* **EXERCISE INSTRUCTIONS**
Starting with the first line of the data below, copy each line up to and including the one containing "(0,0) rectangle (1408,1101);". Pictures stay out.

* **COLLECTED DATA**
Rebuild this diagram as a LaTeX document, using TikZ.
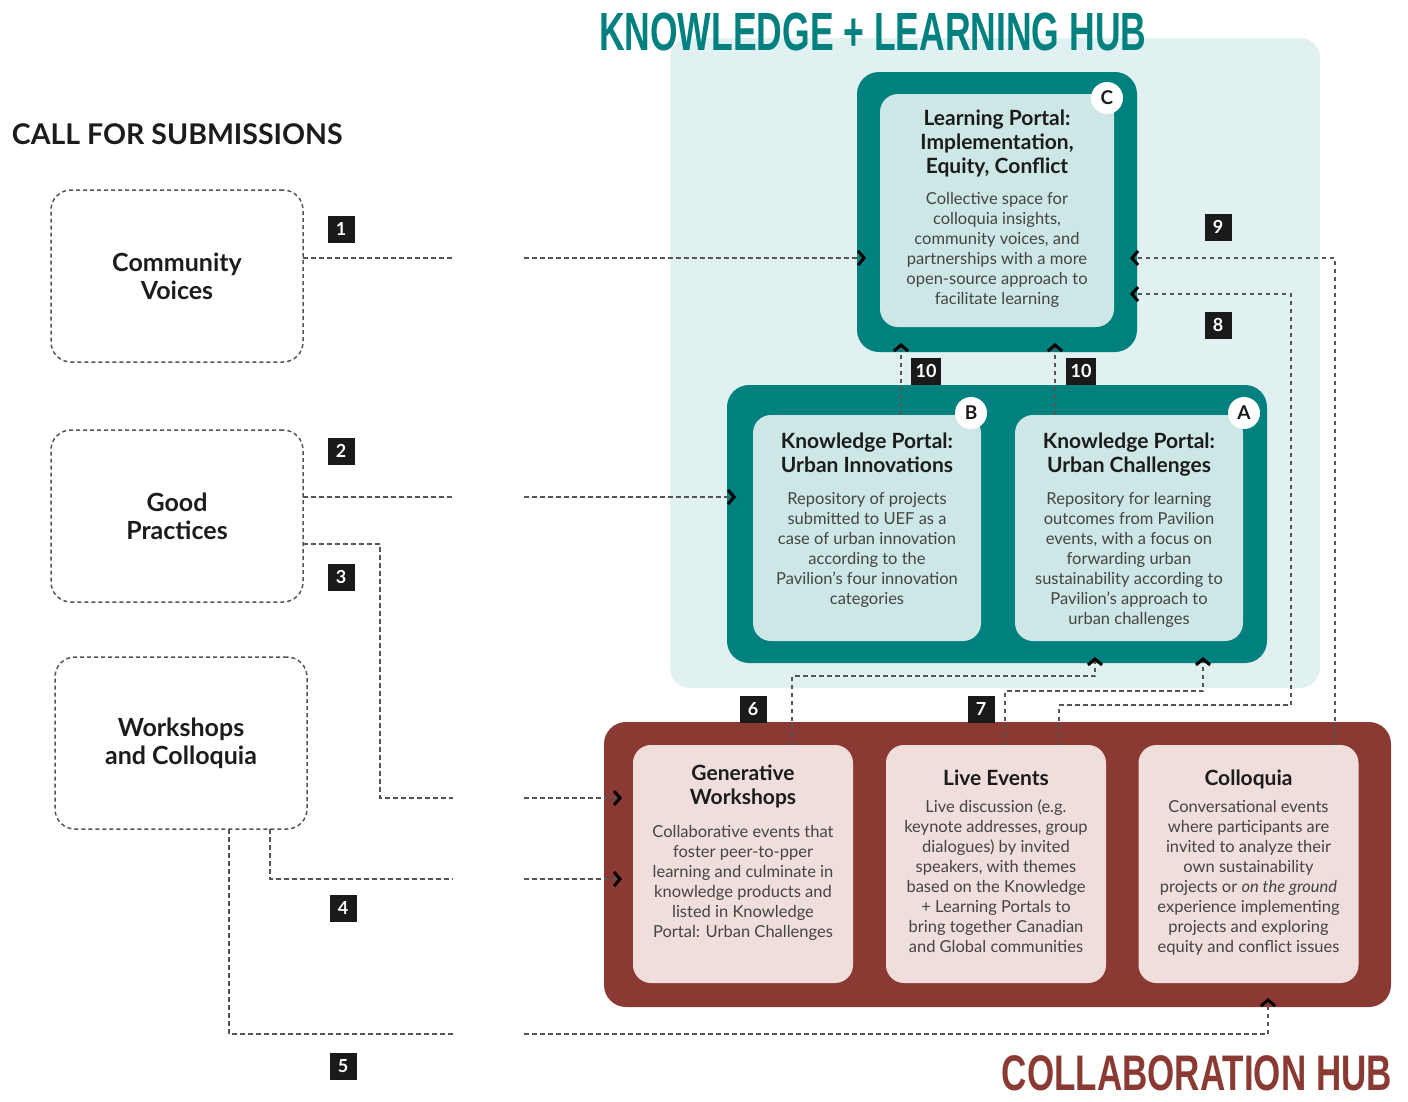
\documentclass[tikz,border=0pt]{standalone}
\usepackage{fontspec}
\setmainfont{Lato}
\newfontfamily\hubfont[FakeStretch=0.66]{Liberation Sans}
\newfontfamily\hubfontw[FakeStretch=0.70]{Liberation Sans}
\usetikzlibrary{positioning,arrows.meta}

\definecolor{hubteal}{HTML}{00807E}
\definecolor{tealpale}{HTML}{CDE6E6}
\definecolor{paneltint}{HTML}{E1F0F0}
\definecolor{hubred}{HTML}{8B3A33}
\definecolor{redpale}{HTML}{F0DEDC}
\definecolor{linkgray}{HTML}{555555}
\definecolor{inkdark}{HTML}{1C1C1C}
\definecolor{inkgray}{HTML}{444444}
\definecolor{tagblack}{HTML}{1A1A1A}

\newcommand{\hd}[1]{{\fontsize{21}{24}\selectfont\bfseries\color{inkdark}#1}}

\begin{document}
\begin{tikzpicture}[x=1pt, y=-1pt,
  every node/.style={inner sep=0pt, outer sep=0pt},
  tealbox/.style={fill=hubteal, rounded corners=22pt},
  tealin/.style={fill=tealpale, rounded corners=18pt, minimum width=228pt, minimum height=226pt},
  redbox/.style={fill=hubred, rounded corners=22pt},
  redin/.style={fill=redpale, rounded corners=18pt, minimum width=220pt, minimum height=238pt},
  boxtext/.style={align=center, text=inkgray, font=\fontsize{16.5}{20}\selectfont},
  callbox/.style={draw=linkgray, line width=1.5pt, dash pattern=on 4pt off 3pt,
    rounded corners=20pt, minimum width=252pt, minimum height=172pt,
    align=center, text=inkdark, font=\fontsize{25}{28}\selectfont\bfseries},
  numtag/.style={fill=tagblack, text=white, minimum width=27pt, minimum height=27pt,
    font=\fontsize{18}{18}\selectfont\bfseries},
  lettag/.style={circle, fill=white, text=inkdark, minimum size=32pt,
    font=\fontsize{19}{19}\selectfont\bfseries},
  link/.style={draw=linkgray, line width=1.5pt, dash pattern=on 4.5pt off 3.5pt},
  tip/.style={-{Straight Barb[length=6pt, width=14pt, line width=3pt, color=black]}, shorten >=-#1},
  tip/.default=9pt]
  \useasboundingbox (0,0) rectangle (1408,1101);

  % knowledge + learning hub
  \node[fill=paneltint, rounded corners=20pt, minimum width=650pt, minimum height=650pt] (kpanel) at (995,363) {};
  \node[tealbox, minimum width=280pt, minimum height=280pt] (cout) at (997,212) {};
  \node[tealin, minimum width=234pt, minimum height=233pt] (cin) at (997,210.5) {};
  \node[tealbox, minimum width=540pt, minimum height=278pt] (mid) at (997,524) {};
  \node[tealin] (bin) at (867,528) {};
  \node[tealin] (ain) at (1129,528) {};

  % titles
  \node[anchor=base west, text=hubteal, font=\hubfont\bfseries\fontsize{53.8}{54}\selectfont] (khub) at (599,50) {KNOWLEDGE + LEARNING HUB};
  \node[anchor=base east, text=hubred, font=\hubfontw\bfseries\fontsize{50}{50}\selectfont] (chub) at (1392,1090) {COLLABORATION HUB};
  \node[anchor=west, text=inkdark, font=\fontsize{28.5}{28.5}\selectfont\bfseries] (callsub) at (12,134) {CALL FOR SUBMISSIONS};

  \node[boxtext, below=16pt of cin.north] (ctext) {\hd{Learning Portal:}\\[4pt]\hd{Implementation,}\\[4pt]\hd{Equity, Conflict}\\[11pt]
    Collective space for\\colloquia insights,\\community voices, and\\partnerships with a more\\open-source approach to\\facilitate learning};
  \node[boxtext, below=18pt of bin.north] (btext) {\hd{Knowledge Portal:}\\[4pt]\hd{Urban Innovations}\\[12pt]
    Repository of projects\\submitted to UEF as a\\case of urban innovation\\according to the\\Pavilion's four innovation\\categories};
  \node[boxtext, below=18pt of ain.north] (atext) {\hd{Knowledge Portal:}\\[4pt]\hd{Urban Challenges}\\[12pt]
    Repository for learning\\outcomes from Pavilion\\events, with a focus on\\forwarding urban\\sustainability according to\\Pavilion's approach to\\urban challenges};

  \node[lettag] (ctag) at ([xshift=-7pt,yshift=-4pt]cin.north east) {C};
  \node[lettag] (btag) at ([xshift=-10pt,yshift=2pt]bin.north east) {B};
  \node[lettag] (atag) at ([xshift=1pt,yshift=2pt]ain.north east) {A};

  % collaboration hub
  \node[redbox, minimum width=787pt, minimum height=285pt] (red) at (997.5,864.5) {};
  \node[redin] (gw) at (743,864) {};
  \node[redin] (le) at (996,864) {};
  \node[redin] (col) at (1248.5,864) {};

  \node[boxtext, below=20pt of gw.north] (gwtext) {\hd{Generative}\\[4pt]\hd{Workshops}\\[13pt]
    Collaborative events that\\foster peer-to-pper\\learning and culminate in\\knowledge products and\\listed in Knowledge\\Portal: Urban Challenges};
  \node[boxtext, below=25pt of le.north] (letext) {\hd{Live Events}\\[7pt]
    Live discussion (e.g.\\keynote addresses, group\\dialogues) by invited\\speakers, with themes\\based on the Knowledge\\+ Learning Portals to\\bring together Canadian\\and Global communities};
  \node[boxtext, below=25pt of col.north] (coltext) {\hd{Colloquia}\\[7pt]
    Conversational events\\where participants are\\invited to analyze their\\own sustainability\\projects or \textit{on the ground}\\experience implementing\\projects and exploring\\equity and conflict issues};

  % call for submissions
  \node[callbox] (cv) at (177,276) {Community\\Voices};
  \node[callbox] (gp) at (177,516) {Good\\Practices};
  \node[callbox] (wc) at (181,743) {Workshops\\and Colloquia};

  % connectors
  \coordinate (gapl) at (453,0);
  \coordinate (gapr) at (524,0);
  \coordinate (cv1) at ([yshift=18pt]cv.east);
  \coordinate (gp2) at ([yshift=19pt]gp.east);
  \coordinate (gp3) at ([yshift=-28pt]gp.east);
  \coordinate (r3) at ([yshift=66.5pt]red.west);
  \coordinate (r4) at ([yshift=-14.5pt]red.west);
  \coordinate (k3) at (380,798);
  \coordinate (k5) at (453,1034);
  \coordinate (k6) at (1095,676);
  \coordinate (k7) at (1203,691);
  \coordinate (k8) at (1291,705);

  \draw[link, tip] (cv1) -- (gapl |- cv1) (gapr |- cv1) -- (cv1 -| cout.west);
  \draw[link, tip] (gp2) -- (gapl |- gp2) (gapr |- gp2) -- (gp2 -| mid.west);
  \draw[link, tip=18pt] (gp3) -| (k3) -- (gapl |- k3) (gapr |- r3) -- (r3);
  \draw[link, tip=18pt] ([xshift=89pt]wc.south) |- (gapl |- r4) (gapr |- r4) -- (r4);
  \draw[link, tip] ([xshift=48pt]wc.south) |- (k5) (gapr |- k5) -| ([xshift=270.5pt]red.south);
  \draw[link, tip=6pt] ([xshift=49pt]gw.north) |- (k6) -- ([xshift=98pt]mid.south);
  \draw[link, tip=6pt] ([xshift=9pt]le.north) |- (k7) -- ([xshift=206pt]mid.south);
  \draw[link, tip=7pt] ([xshift=63pt]le.north) |- (k8) |- ([yshift=-82pt]cout.east);
  \draw[link, tip=7pt] ([xshift=86.5pt]col.north) |- ([yshift=-46pt]cout.east);
  \draw[link, tip] ([xshift=34pt]bin.north) -- ([xshift=34pt]bin.north |- cout.south);
  \draw[link, tip] ([xshift=-74pt]ain.north) -- ([xshift=-74pt]ain.north |- cout.south);

  % step numbers
  \node[numtag] (n1) at (341,229) {1};
  \node[numtag] (n2) at (341,451) {2};
  \node[numtag] (n3) at (341,577) {3};
  \node[numtag] (n4) at (343,908) {4};
  \node[numtag] (n5) at (343,1066) {5};
  \node[numtag] (n6) at (753,709) {6};
  \node[numtag] (n7) at (981,709) {7};
  \node[numtag] (n8) at (1218,325) {8};
  \node[numtag] (n9) at (1218,227) {9};
  \node[numtag, minimum width=30pt] (n10b) at (926,371) {10};
  \node[numtag, minimum width=30pt] (n10a) at (1081,371) {10};
\end{tikzpicture}
\end{document}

* **RESPONSE FOR THIS EXERCISE**
Rebuild this diagram as a LaTeX document, using TikZ.
\documentclass[tikz,border=0pt]{standalone}
\usepackage{fontspec}
\setmainfont{Lato}
\newfontfamily\hubfont[FakeStretch=0.66]{Liberation Sans}
\newfontfamily\hubfontw[FakeStretch=0.70]{Liberation Sans}
\usetikzlibrary{positioning,arrows.meta}

\definecolor{hubteal}{HTML}{00807E}
\definecolor{tealpale}{HTML}{CDE6E6}
\definecolor{paneltint}{HTML}{E1F0F0}
\definecolor{hubred}{HTML}{8B3A33}
\definecolor{redpale}{HTML}{F0DEDC}
\definecolor{linkgray}{HTML}{555555}
\definecolor{inkdark}{HTML}{1C1C1C}
\definecolor{inkgray}{HTML}{444444}
\definecolor{tagblack}{HTML}{1A1A1A}

\newcommand{\hd}[1]{{\fontsize{21}{24}\selectfont\bfseries\color{inkdark}#1}}

\begin{document}
\begin{tikzpicture}[x=1pt, y=-1pt,
  every node/.style={inner sep=0pt, outer sep=0pt},
  tealbox/.style={fill=hubteal, rounded corners=22pt},
  tealin/.style={fill=tealpale, rounded corners=18pt, minimum width=228pt, minimum height=226pt},
  redbox/.style={fill=hubred, rounded corners=22pt},
  redin/.style={fill=redpale, rounded corners=18pt, minimum width=220pt, minimum height=238pt},
  boxtext/.style={align=center, text=inkgray, font=\fontsize{16.5}{20}\selectfont},
  callbox/.style={draw=linkgray, line width=1.5pt, dash pattern=on 4pt off 3pt,
    rounded corners=20pt, minimum width=252pt, minimum height=172pt,
    align=center, text=inkdark, font=\fontsize{25}{28}\selectfont\bfseries},
  numtag/.style={fill=tagblack, text=white, minimum width=27pt, minimum height=27pt,
    font=\fontsize{18}{18}\selectfont\bfseries},
  lettag/.style={circle, fill=white, text=inkdark, minimum size=32pt,
    font=\fontsize{19}{19}\selectfont\bfseries},
  link/.style={draw=linkgray, line width=1.5pt, dash pattern=on 4.5pt off 3.5pt},
  tip/.style={-{Straight Barb[length=6pt, width=14pt, line width=3pt, color=black]}, shorten >=-#1},
  tip/.default=9pt]
  \useasboundingbox (0,0) rectangle (1408,1101);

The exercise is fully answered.